• [TASK OBJECTIVE]:
Quote only the part that opens with the line containing "Clone this chart in matplotlib." and closes with the line containing "borderpad=0.2)". Keep both of those lines.

• [RECORDS SUPPLIED]:

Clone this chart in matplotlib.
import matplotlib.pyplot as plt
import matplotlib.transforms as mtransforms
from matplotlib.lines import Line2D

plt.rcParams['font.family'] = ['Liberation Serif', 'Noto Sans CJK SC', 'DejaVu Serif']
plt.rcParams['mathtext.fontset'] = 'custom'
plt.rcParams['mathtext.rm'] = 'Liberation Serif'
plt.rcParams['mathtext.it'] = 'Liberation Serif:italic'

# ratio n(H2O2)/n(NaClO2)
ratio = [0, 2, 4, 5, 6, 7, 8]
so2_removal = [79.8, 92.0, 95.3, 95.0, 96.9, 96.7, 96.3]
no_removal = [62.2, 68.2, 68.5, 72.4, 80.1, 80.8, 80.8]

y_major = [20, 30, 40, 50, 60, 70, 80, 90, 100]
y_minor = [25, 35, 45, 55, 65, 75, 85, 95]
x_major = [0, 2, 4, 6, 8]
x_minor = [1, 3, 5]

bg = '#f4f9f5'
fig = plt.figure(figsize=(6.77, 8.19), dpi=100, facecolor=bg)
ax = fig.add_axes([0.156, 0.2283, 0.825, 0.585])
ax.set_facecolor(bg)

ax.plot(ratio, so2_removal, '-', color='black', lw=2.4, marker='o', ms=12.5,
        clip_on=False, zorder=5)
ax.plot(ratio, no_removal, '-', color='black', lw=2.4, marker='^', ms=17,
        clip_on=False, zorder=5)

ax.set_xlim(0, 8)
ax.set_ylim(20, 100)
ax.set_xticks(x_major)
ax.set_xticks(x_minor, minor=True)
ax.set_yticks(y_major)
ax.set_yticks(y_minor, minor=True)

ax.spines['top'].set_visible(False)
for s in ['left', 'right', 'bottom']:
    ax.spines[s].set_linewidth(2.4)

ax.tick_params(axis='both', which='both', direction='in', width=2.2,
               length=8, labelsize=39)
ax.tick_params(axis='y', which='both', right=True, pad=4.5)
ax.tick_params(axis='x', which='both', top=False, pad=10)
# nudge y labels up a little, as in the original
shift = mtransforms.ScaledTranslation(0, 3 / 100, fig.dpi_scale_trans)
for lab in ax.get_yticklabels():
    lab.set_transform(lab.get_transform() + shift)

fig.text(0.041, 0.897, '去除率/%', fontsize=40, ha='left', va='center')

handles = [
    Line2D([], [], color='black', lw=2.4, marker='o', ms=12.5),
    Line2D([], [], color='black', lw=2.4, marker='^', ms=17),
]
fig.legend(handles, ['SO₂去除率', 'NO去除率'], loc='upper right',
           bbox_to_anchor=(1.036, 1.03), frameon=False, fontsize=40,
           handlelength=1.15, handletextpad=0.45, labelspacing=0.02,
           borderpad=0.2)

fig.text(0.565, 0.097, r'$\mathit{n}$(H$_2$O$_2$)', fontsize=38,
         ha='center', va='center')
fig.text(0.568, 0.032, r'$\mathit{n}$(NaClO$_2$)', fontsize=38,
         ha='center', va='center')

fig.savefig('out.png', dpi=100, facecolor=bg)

---

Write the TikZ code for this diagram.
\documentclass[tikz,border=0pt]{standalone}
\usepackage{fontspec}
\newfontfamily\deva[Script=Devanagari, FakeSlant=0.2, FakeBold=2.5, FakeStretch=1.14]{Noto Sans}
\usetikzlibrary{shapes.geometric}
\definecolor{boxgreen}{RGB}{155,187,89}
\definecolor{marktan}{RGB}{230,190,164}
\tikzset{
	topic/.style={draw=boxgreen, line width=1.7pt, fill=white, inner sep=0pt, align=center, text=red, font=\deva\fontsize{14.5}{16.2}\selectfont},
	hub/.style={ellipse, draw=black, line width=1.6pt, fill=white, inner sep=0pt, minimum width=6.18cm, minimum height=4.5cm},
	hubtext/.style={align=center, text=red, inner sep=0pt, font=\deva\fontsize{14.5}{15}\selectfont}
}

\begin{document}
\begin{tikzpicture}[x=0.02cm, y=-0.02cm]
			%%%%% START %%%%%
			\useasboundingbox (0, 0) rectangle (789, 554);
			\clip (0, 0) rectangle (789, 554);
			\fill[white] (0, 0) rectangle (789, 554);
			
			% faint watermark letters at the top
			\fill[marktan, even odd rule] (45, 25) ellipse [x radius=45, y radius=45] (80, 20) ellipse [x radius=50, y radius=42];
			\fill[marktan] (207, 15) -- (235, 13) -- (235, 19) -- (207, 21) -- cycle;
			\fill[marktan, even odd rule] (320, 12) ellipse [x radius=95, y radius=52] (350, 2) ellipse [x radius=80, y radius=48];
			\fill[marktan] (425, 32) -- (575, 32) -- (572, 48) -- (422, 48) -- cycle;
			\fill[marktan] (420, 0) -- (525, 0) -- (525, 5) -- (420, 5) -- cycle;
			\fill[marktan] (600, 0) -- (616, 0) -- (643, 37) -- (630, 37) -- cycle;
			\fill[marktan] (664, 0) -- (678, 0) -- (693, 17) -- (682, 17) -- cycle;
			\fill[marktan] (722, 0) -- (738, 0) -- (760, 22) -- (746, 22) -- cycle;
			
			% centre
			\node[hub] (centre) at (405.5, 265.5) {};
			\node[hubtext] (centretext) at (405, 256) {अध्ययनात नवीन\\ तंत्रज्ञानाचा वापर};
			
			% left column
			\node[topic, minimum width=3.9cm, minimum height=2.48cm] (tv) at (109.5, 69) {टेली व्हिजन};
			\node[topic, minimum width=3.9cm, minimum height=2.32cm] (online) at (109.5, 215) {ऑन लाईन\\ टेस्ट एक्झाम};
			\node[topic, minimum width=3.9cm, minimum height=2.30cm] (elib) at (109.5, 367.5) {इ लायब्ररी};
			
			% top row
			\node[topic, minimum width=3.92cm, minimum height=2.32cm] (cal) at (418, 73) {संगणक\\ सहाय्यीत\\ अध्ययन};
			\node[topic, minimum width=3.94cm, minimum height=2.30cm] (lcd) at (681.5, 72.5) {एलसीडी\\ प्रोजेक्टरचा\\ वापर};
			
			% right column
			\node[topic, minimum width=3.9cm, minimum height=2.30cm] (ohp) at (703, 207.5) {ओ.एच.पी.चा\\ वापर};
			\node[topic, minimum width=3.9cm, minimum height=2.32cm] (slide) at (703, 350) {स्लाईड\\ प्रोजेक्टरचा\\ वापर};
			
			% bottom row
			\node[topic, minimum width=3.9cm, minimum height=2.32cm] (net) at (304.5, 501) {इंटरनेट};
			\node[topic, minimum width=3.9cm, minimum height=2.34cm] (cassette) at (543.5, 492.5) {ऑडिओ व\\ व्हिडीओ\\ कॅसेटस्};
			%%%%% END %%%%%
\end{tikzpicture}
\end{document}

• [TASK RESPONSE]:
Clone this chart in matplotlib.
import matplotlib.pyplot as plt
import matplotlib.transforms as mtransforms
from matplotlib.lines import Line2D

plt.rcParams['font.family'] = ['Liberation Serif', 'Noto Sans CJK SC', 'DejaVu Serif']
plt.rcParams['mathtext.fontset'] = 'custom'
plt.rcParams['mathtext.rm'] = 'Liberation Serif'
plt.rcParams['mathtext.it'] = 'Liberation Serif:italic'

# ratio n(H2O2)/n(NaClO2)
ratio = [0, 2, 4, 5, 6, 7, 8]
so2_removal = [79.8, 92.0, 95.3, 95.0, 96.9, 96.7, 96.3]
no_removal = [62.2, 68.2, 68.5, 72.4, 80.1, 80.8, 80.8]

y_major = [20, 30, 40, 50, 60, 70, 80, 90, 100]
y_minor = [25, 35, 45, 55, 65, 75, 85, 95]
x_major = [0, 2, 4, 6, 8]
x_minor = [1, 3, 5]

bg = '#f4f9f5'
fig = plt.figure(figsize=(6.77, 8.19), dpi=100, facecolor=bg)
ax = fig.add_axes([0.156, 0.2283, 0.825, 0.585])
ax.set_facecolor(bg)

ax.plot(ratio, so2_removal, '-', color='black', lw=2.4, marker='o', ms=12.5,
        clip_on=False, zorder=5)
ax.plot(ratio, no_removal, '-', color='black', lw=2.4, marker='^', ms=17,
        clip_on=False, zorder=5)

ax.set_xlim(0, 8)
ax.set_ylim(20, 100)
ax.set_xticks(x_major)
ax.set_xticks(x_minor, minor=True)
ax.set_yticks(y_major)
ax.set_yticks(y_minor, minor=True)

ax.spines['top'].set_visible(False)
for s in ['left', 'right', 'bottom']:
    ax.spines[s].set_linewidth(2.4)

ax.tick_params(axis='both', which='both', direction='in', width=2.2,
               length=8, labelsize=39)
ax.tick_params(axis='y', which='both', right=True, pad=4.5)
ax.tick_params(axis='x', which='both', top=False, pad=10)
# nudge y labels up a little, as in the original
shift = mtransforms.ScaledTranslation(0, 3 / 100, fig.dpi_scale_trans)
for lab in ax.get_yticklabels():
    lab.set_transform(lab.get_transform() + shift)

fig.text(0.041, 0.897, '去除率/%', fontsize=40, ha='left', va='center')

handles = [
    Line2D([], [], color='black', lw=2.4, marker='o', ms=12.5),
    Line2D([], [], color='black', lw=2.4, marker='^', ms=17),
]
fig.legend(handles, ['SO₂去除率', 'NO去除率'], loc='upper right',
           bbox_to_anchor=(1.036, 1.03), frameon=False, fontsize=40,
           handlelength=1.15, handletextpad=0.45, labelspacing=0.02,
           borderpad=0.2)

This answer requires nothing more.